Zeamarine Friday became one of the first, if not the first, major multipurpose vessel/heavy-lift (MPV/HL) carriers to announce a bunker adjustment policy directly related to the International Maritime Organization (IMO) 2020 switch to low-sulfur fuel.
In a statement, the Hamburg-based carrier said tramp bookings will be subject to a new IMO 2020 bunker adjustment clause for voyage quotations as of Sept. 1. For liner services, which operate in defined, predictable service patterns, Zeamarine will levy a low-sulfur surcharge of $35 per freight ton for all bookings beginning on or after Sept. 1, regardless of volume or loading/discharge region.
Zeamarine CCO Dominik Stehle told JOC.com the tramp bunker adjustment clause will be based on the difference between IFO 380 (traditional 3.5 percent sulfur “heavy” fuel oil) and marine gasoil (MGO), pricey low-sulfur fuel now used in emission control areas globally.
“For each $10 difference between IFO 380 and MGO, we will charge an additional fee per freight ton,” Stehle said. This method for figuring costs will continue until early 2020, when the global fleet completes the IMO-required switch away from high-sulfur fuel oil (HSFO) to new blends of 0.5-percent sulfur fuels, also called very low-sulfur fuel oils (VLSFO). The IMO mandate goes into effect Jan. 1, 2020.

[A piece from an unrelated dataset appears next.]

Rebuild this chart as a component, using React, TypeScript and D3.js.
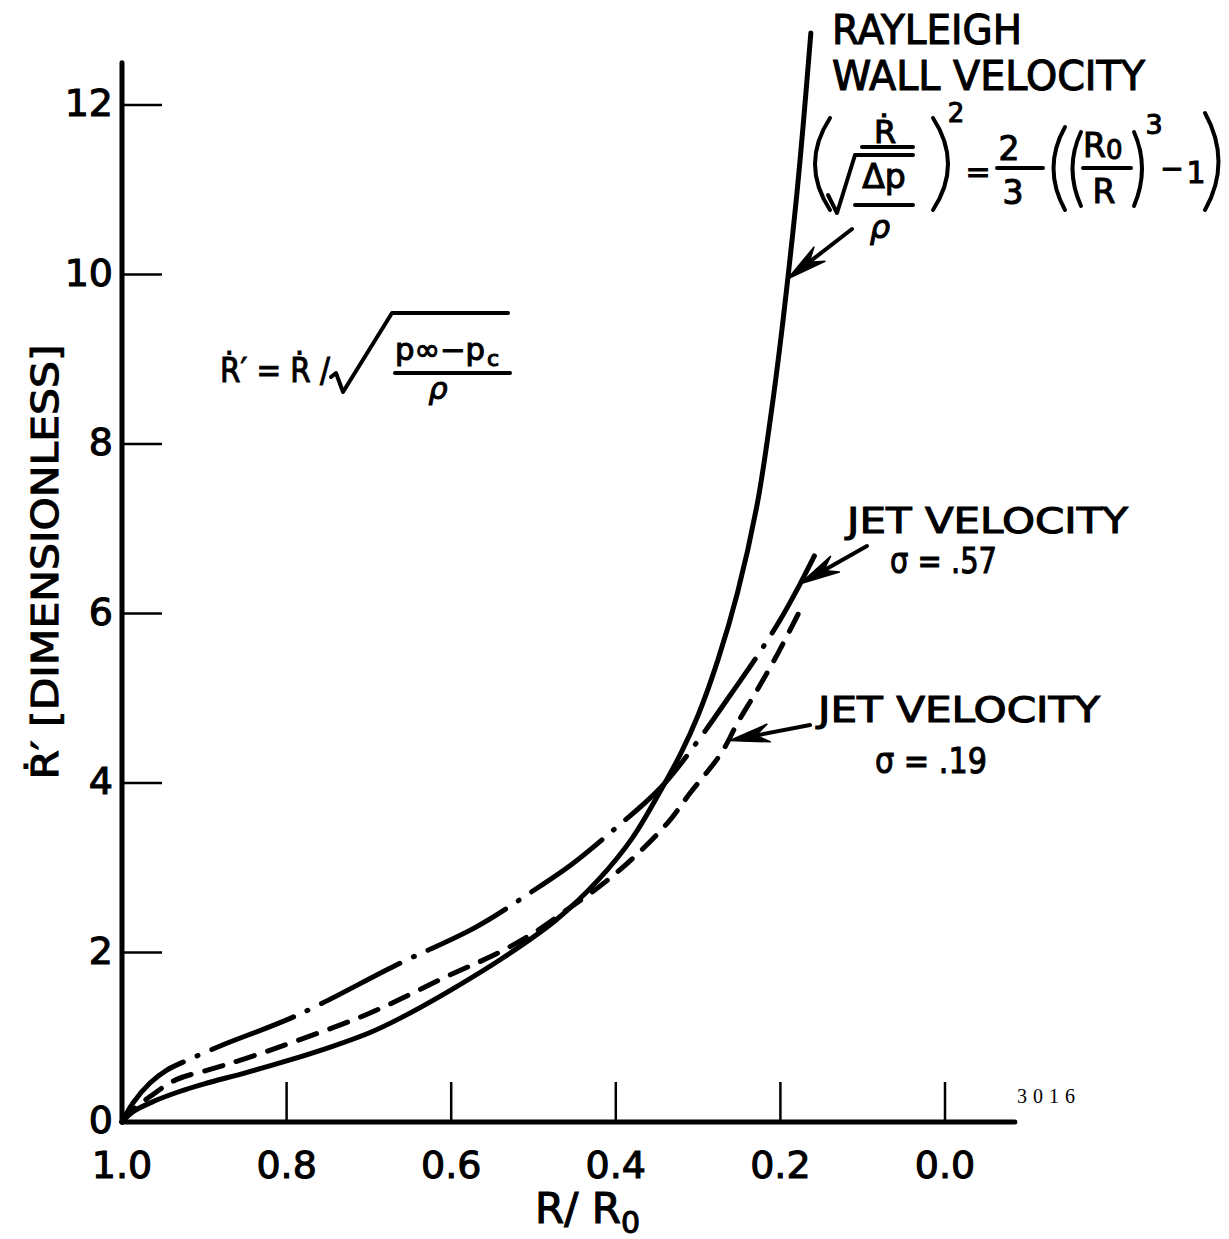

Zeamarine has begun preparing its fleet for the switchover, Stehle said, which requires taking ships off hire for several days, cleaning tanks, and running them on several cycles of new fuel. “There are a lot of expenses associated with this new regulation, and these are being incurred in the fourth quarter of 2019, so that is why we are charging the new bunker rates as of September 1,” he said. “There are significant costs related to the preparation of our vessels.”
Although the fleet has seen challenges with low-sulfur fuel compatibility and ship engines, Stehle believes the oil companies will have hashed out their problems by Jan 1. “No producers can afford not to be ready” for IMO 2020 requirements, he said. In the interim, he expects the fleet to rely on expensive but reliable MGO once they’ve switched their ships over from burning HSFO.
Supply side questions
Some analysts are not so sanguine about the supply of low-sulfur bunker fuel post-January 1, however. According to energy analysts at IHS Markit, the parent company of JOC.com, come 2020, refiners will be able to meet only half of the global low-sulfur marine fuel demand with new VLSFO bunkers. The remaining demand for compliant low-sulfur fuel will be satisfied with MGO — especially given that VLSFO is a new product that, at least initially, will be sold in different variations in different ports, raising engine compatibility concerns and availability questions.
IHS Markit sees “diesel [i.e. MGO] prices rising sharply and HSFO prices plummeting,” due to what will be a sharp pullback in demand, said Daniel Evans, vice president and Paris-based head of refining and marketing.